## Written exercise:
Omit all images, then repeat exactly the lines below from the one containing "Generate a LaTeX" through the one containing "(p1e) at (33,276)", both ends included.

= = = =

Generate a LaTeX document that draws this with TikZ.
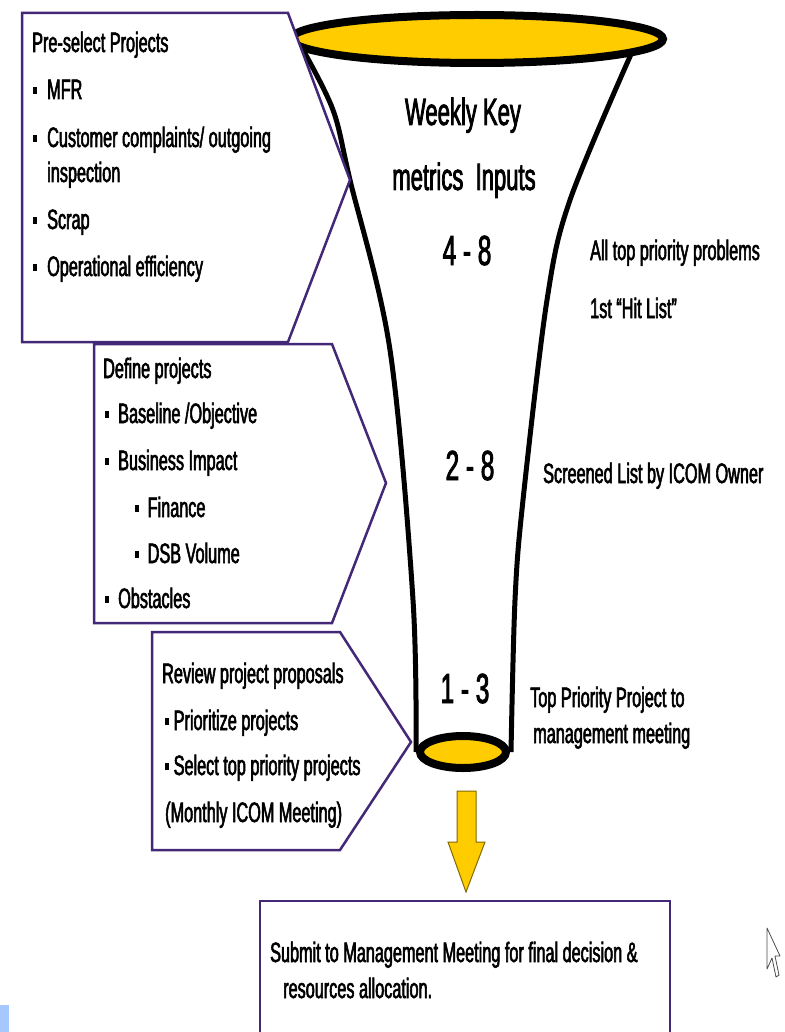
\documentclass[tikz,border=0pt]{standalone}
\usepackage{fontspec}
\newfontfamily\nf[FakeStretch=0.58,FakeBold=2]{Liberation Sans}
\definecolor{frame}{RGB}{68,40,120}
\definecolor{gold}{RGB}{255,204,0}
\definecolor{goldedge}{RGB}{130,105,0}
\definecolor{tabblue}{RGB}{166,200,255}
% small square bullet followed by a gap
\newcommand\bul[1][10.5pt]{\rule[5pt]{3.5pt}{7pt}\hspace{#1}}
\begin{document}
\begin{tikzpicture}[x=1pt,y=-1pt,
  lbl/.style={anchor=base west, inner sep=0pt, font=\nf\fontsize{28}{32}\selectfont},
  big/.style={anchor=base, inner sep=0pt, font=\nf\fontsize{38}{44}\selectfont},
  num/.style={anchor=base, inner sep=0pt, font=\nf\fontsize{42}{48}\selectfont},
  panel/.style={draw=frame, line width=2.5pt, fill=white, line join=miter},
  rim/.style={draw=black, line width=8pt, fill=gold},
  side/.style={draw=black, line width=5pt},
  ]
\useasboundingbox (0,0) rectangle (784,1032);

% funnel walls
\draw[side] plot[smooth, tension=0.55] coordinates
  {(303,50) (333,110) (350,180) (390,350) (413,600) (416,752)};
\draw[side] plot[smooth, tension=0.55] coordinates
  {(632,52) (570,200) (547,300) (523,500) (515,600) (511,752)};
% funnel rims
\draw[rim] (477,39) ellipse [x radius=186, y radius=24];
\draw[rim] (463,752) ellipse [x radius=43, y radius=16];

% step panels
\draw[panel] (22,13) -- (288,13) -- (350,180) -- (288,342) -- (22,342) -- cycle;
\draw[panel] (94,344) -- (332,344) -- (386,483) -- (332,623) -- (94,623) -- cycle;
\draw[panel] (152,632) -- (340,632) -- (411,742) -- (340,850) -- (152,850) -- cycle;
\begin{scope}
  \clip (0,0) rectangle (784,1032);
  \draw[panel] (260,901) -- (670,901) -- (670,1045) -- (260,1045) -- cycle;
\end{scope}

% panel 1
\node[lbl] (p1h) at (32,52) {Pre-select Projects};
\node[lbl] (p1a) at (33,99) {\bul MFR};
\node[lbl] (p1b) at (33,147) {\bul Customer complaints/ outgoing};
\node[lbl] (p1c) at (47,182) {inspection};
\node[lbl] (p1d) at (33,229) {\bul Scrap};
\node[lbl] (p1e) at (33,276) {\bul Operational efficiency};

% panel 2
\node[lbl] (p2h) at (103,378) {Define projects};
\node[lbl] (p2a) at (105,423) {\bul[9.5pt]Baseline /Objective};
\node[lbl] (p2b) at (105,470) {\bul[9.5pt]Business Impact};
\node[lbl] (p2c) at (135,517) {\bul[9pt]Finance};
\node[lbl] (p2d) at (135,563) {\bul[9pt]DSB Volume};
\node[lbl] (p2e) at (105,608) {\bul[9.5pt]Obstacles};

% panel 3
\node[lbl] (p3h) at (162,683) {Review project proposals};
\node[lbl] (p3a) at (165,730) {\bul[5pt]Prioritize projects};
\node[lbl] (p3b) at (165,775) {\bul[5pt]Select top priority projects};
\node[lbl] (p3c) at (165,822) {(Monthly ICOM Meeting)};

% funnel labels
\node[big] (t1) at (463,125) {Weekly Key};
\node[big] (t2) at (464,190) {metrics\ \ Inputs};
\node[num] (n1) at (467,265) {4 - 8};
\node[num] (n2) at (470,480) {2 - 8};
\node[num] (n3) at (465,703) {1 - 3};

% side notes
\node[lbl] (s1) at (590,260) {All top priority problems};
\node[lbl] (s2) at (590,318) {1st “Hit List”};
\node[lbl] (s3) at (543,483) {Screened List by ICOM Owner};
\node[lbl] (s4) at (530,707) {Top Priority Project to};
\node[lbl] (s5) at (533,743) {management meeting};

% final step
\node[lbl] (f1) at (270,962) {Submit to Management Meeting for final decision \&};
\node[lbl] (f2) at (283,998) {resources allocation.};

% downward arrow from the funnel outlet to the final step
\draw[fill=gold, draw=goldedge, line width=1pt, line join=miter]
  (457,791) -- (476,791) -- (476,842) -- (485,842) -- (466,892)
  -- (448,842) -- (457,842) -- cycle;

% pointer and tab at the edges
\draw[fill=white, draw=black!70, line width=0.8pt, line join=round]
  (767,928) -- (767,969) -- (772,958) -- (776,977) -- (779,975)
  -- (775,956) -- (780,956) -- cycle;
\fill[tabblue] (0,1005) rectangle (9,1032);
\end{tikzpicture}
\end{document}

= = = =

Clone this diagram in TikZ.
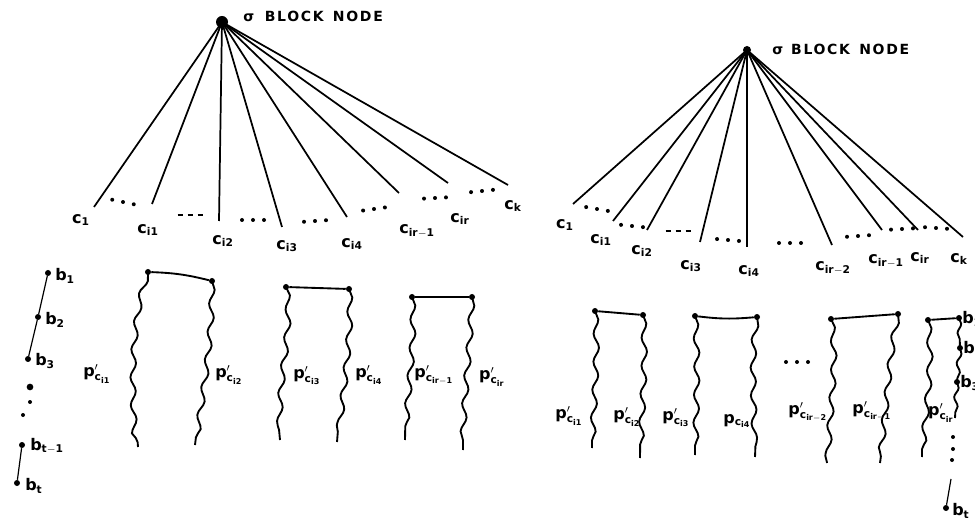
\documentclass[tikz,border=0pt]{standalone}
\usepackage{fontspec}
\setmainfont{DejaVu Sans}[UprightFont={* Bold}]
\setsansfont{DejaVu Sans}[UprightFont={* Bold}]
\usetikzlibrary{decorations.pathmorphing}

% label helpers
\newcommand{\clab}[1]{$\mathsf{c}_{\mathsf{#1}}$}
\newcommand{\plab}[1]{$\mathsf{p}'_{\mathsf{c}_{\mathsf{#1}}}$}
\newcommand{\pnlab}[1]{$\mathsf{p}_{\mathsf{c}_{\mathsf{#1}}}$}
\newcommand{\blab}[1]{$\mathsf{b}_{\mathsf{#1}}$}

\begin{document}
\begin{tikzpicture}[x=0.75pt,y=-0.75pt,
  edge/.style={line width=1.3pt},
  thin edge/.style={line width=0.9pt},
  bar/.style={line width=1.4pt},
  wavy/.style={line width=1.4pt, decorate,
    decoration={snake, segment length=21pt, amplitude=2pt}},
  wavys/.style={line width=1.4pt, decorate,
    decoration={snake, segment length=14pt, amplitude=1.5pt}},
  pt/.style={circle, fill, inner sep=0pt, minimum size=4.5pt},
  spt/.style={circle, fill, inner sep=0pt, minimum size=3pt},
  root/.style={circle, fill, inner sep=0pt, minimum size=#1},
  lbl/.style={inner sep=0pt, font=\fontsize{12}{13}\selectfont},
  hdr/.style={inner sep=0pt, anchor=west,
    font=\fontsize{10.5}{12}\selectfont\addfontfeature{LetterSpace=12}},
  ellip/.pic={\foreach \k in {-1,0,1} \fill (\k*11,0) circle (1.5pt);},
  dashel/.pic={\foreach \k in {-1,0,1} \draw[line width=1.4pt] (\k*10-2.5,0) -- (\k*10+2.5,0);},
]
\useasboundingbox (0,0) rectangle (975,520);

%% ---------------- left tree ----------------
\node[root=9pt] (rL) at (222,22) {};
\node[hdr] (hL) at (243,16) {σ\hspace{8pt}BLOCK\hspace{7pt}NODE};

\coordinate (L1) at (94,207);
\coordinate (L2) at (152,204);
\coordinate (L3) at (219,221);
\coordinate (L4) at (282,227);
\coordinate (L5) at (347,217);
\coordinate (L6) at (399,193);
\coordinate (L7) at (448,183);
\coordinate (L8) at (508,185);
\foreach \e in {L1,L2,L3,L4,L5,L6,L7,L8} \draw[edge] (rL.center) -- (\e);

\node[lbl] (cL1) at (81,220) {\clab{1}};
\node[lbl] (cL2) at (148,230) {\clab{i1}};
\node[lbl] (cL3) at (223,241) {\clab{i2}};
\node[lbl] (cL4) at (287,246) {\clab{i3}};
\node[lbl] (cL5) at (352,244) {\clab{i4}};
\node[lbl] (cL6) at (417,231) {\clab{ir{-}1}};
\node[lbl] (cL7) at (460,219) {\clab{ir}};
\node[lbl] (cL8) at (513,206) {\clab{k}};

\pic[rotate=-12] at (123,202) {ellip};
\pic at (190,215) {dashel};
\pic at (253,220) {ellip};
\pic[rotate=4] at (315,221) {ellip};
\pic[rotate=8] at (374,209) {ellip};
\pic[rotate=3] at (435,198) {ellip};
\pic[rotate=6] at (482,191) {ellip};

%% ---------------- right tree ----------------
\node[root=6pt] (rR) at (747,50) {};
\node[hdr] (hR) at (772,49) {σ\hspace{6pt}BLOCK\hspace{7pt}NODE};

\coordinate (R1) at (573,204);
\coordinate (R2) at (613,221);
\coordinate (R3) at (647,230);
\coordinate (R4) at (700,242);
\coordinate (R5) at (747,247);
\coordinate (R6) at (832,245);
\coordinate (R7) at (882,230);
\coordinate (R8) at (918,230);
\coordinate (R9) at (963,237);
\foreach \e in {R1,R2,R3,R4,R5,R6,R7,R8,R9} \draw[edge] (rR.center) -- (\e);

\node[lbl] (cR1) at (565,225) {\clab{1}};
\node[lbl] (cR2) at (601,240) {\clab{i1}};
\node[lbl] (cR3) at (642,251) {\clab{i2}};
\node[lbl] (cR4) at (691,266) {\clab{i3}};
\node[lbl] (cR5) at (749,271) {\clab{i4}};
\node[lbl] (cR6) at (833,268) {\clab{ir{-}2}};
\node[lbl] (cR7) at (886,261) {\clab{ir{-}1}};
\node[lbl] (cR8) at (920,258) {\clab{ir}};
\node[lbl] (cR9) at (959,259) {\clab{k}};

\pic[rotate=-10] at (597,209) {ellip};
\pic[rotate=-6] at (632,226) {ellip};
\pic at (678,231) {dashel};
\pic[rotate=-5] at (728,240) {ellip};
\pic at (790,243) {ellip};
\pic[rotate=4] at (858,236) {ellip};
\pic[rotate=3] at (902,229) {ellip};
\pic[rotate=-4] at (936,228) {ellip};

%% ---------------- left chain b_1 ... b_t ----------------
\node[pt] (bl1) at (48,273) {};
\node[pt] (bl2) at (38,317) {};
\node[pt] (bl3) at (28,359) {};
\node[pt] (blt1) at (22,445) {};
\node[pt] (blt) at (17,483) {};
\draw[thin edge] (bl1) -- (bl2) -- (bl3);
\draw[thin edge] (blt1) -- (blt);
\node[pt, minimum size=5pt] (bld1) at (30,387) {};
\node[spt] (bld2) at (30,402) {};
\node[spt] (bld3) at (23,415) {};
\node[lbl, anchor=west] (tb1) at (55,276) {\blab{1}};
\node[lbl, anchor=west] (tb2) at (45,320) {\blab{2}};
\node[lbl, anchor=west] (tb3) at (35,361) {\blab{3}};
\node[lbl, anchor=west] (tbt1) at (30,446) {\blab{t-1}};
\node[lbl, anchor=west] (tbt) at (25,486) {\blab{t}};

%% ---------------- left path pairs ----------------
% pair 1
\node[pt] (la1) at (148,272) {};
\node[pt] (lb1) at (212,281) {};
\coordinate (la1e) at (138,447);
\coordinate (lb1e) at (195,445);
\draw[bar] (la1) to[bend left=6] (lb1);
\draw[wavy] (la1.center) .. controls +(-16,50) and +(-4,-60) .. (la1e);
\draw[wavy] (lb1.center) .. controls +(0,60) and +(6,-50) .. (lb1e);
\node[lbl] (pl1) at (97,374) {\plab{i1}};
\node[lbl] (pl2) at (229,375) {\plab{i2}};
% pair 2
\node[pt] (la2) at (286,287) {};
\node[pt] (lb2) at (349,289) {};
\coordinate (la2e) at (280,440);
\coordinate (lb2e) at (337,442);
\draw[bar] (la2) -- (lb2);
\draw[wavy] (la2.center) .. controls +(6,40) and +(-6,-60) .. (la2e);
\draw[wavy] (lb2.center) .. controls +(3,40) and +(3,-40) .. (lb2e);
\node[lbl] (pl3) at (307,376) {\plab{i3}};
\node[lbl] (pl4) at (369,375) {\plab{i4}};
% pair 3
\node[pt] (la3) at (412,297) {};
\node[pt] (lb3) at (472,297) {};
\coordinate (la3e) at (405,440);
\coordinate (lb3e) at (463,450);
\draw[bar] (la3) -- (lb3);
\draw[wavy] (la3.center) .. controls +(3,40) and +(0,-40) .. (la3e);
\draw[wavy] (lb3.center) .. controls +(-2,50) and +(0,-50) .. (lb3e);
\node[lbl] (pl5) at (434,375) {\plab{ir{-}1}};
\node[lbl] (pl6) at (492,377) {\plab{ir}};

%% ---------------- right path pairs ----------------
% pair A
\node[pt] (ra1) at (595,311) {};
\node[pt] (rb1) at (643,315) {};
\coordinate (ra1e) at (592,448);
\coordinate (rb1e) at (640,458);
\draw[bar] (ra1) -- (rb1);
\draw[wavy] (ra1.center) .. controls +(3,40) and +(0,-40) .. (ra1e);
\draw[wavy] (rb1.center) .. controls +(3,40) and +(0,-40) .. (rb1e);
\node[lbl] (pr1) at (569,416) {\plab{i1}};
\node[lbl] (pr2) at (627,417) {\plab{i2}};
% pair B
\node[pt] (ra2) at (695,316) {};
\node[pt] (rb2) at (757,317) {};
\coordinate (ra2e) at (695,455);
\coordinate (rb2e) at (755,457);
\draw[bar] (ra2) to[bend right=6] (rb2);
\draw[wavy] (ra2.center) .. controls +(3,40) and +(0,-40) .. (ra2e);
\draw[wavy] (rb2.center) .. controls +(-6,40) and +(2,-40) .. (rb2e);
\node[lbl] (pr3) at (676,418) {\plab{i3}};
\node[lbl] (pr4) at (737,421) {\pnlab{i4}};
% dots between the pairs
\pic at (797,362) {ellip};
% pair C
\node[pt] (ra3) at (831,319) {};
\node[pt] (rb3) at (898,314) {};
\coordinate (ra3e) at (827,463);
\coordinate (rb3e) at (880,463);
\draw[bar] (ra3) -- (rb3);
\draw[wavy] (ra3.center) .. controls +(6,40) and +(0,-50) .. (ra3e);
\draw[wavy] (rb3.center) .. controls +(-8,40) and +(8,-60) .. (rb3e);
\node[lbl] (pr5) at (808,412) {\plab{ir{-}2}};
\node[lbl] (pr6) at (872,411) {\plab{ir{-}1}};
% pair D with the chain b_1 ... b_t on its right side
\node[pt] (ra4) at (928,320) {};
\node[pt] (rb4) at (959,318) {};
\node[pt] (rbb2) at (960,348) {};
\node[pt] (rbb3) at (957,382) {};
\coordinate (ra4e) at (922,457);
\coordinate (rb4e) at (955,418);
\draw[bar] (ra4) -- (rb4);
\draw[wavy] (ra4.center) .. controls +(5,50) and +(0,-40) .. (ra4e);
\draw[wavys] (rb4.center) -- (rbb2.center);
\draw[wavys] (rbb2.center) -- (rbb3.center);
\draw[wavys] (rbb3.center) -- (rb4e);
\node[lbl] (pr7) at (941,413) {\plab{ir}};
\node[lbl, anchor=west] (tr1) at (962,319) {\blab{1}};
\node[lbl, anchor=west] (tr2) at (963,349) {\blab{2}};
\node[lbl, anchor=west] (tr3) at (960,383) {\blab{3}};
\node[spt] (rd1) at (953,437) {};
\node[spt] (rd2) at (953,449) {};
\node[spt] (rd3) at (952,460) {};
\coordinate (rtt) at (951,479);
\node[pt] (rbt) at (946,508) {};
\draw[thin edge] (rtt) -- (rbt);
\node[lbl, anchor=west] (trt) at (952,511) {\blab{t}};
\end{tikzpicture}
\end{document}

= = = =

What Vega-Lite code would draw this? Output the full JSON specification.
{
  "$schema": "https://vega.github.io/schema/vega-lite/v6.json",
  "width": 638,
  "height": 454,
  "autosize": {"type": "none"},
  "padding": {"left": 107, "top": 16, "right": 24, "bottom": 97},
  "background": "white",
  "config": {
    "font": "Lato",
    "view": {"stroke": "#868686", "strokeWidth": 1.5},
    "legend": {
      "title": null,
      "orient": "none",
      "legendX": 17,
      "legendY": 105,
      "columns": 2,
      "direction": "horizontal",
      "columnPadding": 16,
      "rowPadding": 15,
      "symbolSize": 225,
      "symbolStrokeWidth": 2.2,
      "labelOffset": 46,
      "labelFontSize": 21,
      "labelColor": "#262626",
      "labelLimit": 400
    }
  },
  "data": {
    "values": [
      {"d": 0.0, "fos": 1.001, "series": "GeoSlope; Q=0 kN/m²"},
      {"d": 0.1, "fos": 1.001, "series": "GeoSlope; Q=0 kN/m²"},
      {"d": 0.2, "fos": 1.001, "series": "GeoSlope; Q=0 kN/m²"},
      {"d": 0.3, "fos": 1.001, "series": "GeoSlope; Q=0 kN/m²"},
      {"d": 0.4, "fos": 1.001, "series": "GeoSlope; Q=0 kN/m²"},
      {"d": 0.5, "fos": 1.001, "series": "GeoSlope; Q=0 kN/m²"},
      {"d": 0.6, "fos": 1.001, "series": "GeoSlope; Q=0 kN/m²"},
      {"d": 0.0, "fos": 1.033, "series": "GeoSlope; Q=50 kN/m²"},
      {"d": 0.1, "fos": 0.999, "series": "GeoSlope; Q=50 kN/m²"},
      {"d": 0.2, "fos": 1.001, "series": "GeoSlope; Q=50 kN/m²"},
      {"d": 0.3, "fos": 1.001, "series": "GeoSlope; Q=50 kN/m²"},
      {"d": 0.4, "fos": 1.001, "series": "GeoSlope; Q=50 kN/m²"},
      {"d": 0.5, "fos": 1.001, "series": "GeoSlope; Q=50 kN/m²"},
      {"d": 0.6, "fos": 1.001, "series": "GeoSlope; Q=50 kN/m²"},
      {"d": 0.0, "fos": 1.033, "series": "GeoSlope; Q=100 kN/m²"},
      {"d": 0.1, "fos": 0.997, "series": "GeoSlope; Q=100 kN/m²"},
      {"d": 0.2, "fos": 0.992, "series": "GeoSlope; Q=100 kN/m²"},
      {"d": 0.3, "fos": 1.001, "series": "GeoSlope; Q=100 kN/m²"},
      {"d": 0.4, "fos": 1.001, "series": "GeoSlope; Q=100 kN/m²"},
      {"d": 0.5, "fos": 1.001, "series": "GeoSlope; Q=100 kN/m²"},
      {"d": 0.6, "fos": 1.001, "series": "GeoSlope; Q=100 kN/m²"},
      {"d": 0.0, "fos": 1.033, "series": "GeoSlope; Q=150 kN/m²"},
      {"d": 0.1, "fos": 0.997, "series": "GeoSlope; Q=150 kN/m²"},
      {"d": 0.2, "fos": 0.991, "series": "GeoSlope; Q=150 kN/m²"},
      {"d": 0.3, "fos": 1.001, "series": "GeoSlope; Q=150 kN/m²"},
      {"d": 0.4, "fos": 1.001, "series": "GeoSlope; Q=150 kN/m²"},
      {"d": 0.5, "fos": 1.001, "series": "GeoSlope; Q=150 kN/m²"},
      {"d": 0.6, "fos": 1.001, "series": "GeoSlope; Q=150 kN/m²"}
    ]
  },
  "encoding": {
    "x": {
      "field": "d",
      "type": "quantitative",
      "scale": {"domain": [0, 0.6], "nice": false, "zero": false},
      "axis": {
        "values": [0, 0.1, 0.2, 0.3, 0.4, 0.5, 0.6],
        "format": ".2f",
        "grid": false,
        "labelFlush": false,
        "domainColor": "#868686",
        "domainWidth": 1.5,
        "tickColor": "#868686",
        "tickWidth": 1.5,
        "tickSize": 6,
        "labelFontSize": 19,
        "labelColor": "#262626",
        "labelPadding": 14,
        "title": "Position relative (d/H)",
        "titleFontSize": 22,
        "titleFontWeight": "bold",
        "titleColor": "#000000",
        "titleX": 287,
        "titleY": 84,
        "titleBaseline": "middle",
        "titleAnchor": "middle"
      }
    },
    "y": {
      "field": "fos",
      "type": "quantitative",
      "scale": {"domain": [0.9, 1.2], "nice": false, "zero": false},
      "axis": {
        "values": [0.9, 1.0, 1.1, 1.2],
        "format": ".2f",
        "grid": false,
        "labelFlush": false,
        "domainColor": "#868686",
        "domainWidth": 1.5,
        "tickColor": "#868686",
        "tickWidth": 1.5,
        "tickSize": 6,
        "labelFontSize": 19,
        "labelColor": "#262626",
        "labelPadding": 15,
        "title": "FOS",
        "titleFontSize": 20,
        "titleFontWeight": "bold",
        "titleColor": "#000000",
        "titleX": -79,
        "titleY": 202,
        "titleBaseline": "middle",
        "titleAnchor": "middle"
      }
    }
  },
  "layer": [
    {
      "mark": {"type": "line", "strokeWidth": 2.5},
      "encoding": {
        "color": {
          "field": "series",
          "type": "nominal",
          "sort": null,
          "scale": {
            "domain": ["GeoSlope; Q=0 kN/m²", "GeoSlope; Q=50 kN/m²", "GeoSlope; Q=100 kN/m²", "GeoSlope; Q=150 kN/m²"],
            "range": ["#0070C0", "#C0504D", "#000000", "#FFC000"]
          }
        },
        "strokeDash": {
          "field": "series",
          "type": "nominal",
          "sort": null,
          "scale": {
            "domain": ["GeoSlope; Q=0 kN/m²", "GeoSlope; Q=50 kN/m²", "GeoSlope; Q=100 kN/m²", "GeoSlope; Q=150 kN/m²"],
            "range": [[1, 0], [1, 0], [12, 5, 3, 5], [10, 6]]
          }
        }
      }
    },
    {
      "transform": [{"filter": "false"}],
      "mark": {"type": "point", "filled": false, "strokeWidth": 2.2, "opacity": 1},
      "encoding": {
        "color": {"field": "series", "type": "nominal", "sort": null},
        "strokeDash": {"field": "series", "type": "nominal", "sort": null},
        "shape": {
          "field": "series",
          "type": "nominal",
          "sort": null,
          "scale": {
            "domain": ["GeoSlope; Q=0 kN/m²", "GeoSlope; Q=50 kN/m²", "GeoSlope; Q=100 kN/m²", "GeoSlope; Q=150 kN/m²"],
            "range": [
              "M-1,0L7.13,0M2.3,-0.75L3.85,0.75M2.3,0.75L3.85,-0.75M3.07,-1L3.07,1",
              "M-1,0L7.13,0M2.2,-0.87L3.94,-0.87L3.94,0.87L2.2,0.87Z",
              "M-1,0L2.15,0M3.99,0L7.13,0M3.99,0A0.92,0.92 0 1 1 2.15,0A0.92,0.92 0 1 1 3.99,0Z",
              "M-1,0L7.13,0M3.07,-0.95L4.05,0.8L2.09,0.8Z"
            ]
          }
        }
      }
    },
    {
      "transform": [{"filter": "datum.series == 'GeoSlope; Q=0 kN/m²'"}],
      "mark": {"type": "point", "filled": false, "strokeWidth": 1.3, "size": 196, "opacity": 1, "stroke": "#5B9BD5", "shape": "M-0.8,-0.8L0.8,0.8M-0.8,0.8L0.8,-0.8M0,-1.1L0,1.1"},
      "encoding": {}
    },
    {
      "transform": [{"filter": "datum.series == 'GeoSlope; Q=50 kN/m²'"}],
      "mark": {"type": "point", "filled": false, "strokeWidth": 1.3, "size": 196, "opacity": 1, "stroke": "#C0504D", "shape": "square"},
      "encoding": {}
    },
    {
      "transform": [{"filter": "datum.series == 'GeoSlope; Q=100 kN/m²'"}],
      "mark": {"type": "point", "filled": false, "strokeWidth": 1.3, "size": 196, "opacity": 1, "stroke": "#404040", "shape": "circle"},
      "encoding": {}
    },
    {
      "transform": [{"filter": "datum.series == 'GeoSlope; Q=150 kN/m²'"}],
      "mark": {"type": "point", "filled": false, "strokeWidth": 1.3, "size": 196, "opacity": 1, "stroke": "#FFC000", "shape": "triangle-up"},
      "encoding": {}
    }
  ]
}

= = = =

## Written solution:
Generate a LaTeX document that draws this with TikZ.
\documentclass[tikz,border=0pt]{standalone}
\usepackage{fontspec}
\newfontfamily\nf[FakeStretch=0.58,FakeBold=2]{Liberation Sans}
\definecolor{frame}{RGB}{68,40,120}
\definecolor{gold}{RGB}{255,204,0}
\definecolor{goldedge}{RGB}{130,105,0}
\definecolor{tabblue}{RGB}{166,200,255}
% small square bullet followed by a gap
\newcommand\bul[1][10.5pt]{\rule[5pt]{3.5pt}{7pt}\hspace{#1}}
\begin{document}
\begin{tikzpicture}[x=1pt,y=-1pt,
  lbl/.style={anchor=base west, inner sep=0pt, font=\nf\fontsize{28}{32}\selectfont},
  big/.style={anchor=base, inner sep=0pt, font=\nf\fontsize{38}{44}\selectfont},
  num/.style={anchor=base, inner sep=0pt, font=\nf\fontsize{42}{48}\selectfont},
  panel/.style={draw=frame, line width=2.5pt, fill=white, line join=miter},
  rim/.style={draw=black, line width=8pt, fill=gold},
  side/.style={draw=black, line width=5pt},
  ]
\useasboundingbox (0,0) rectangle (784,1032);

% funnel walls
\draw[side] plot[smooth, tension=0.55] coordinates
  {(303,50) (333,110) (350,180) (390,350) (413,600) (416,752)};
\draw[side] plot[smooth, tension=0.55] coordinates
  {(632,52) (570,200) (547,300) (523,500) (515,600) (511,752)};
% funnel rims
\draw[rim] (477,39) ellipse [x radius=186, y radius=24];
\draw[rim] (463,752) ellipse [x radius=43, y radius=16];

% step panels
\draw[panel] (22,13) -- (288,13) -- (350,180) -- (288,342) -- (22,342) -- cycle;
\draw[panel] (94,344) -- (332,344) -- (386,483) -- (332,623) -- (94,623) -- cycle;
\draw[panel] (152,632) -- (340,632) -- (411,742) -- (340,850) -- (152,850) -- cycle;
\begin{scope}
  \clip (0,0) rectangle (784,1032);
  \draw[panel] (260,901) -- (670,901) -- (670,1045) -- (260,1045) -- cycle;
\end{scope}

% panel 1
\node[lbl] (p1h) at (32,52) {Pre-select Projects};
\node[lbl] (p1a) at (33,99) {\bul MFR};
\node[lbl] (p1b) at (33,147) {\bul Customer complaints/ outgoing};
\node[lbl] (p1c) at (47,182) {inspection};
\node[lbl] (p1d) at (33,229) {\bul Scrap};
\node[lbl] (p1e) at (33,276) {\bul Operational efficiency};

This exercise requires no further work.